Processing text
SoftwareAn innocuous question from a colleague about what tools I use to process text got me thinking. I don’t have a hard and fast rule for when to preference one method over another; mostly it comes down to:
- what type of text I’m dealing with
- where the text is coming from
- the urgency of the results
- whether it needs to be reproduced or shared
- what I feel like doing at the time!
In no particular order, I use these methods:
-
Manual processing, especially if it’s just a few lines or a small file. The law of diminishing returns long taught me that futzing around with a tool can take far longer.
-
In a text editor, such as Vi(m) or perhaps Emacs in the future. This is especially useful for substitutions, or rearranging large blocks of text, or if the lines don’t have a structure you can easily parse or differentiate.
-
Shell scrips or inline Bourne or OpenBSD oksh, using awk, sed, tr, grep/ag, and pipes.
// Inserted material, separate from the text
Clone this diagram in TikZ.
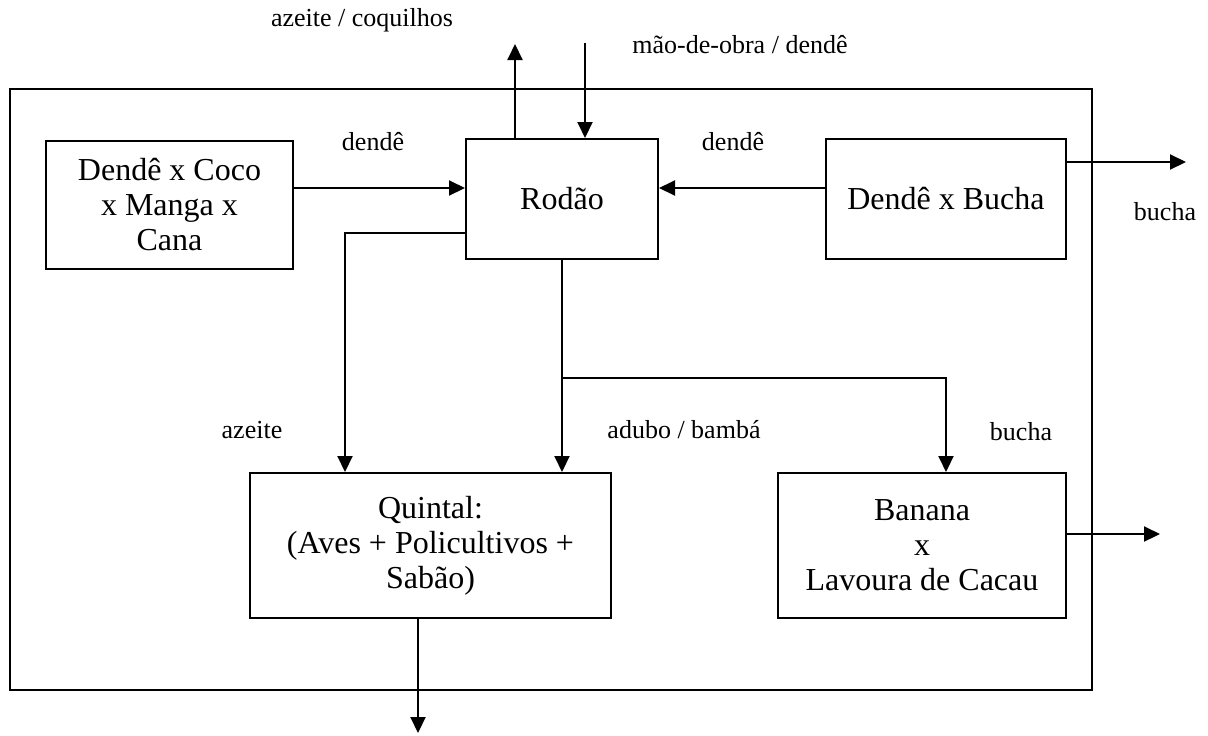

I’ve been known to write cruddy, once-off XML parsers in them to process data, which you should never do.
-
LibreOffice spreadsheets. awk is brilliant for processing columns of data, but if you want to do some visual sorting and data selection, sometimes a spreadsheet really is easier. Exporting to csv is also a cinch.
-
SQLite3 databaes. They’re cheap to make and import data into, and then you’ve got standard(ish) SQL queries. I only started doing this recently, but for certain types of data it’s very quick.
-
Perl. I’ve told myself I need to learn Python or improve Ruby, but Perl hashes are stupendously useful and unreasonably flexible for mapping data structures and pulling out relevant information. Plus then I get XML, JSON, YAML, TOML, and other parsers for free.
What’s less clear is where one tool’s domain ends, and another begins. Sets on a Venn diagram would overlap more than not.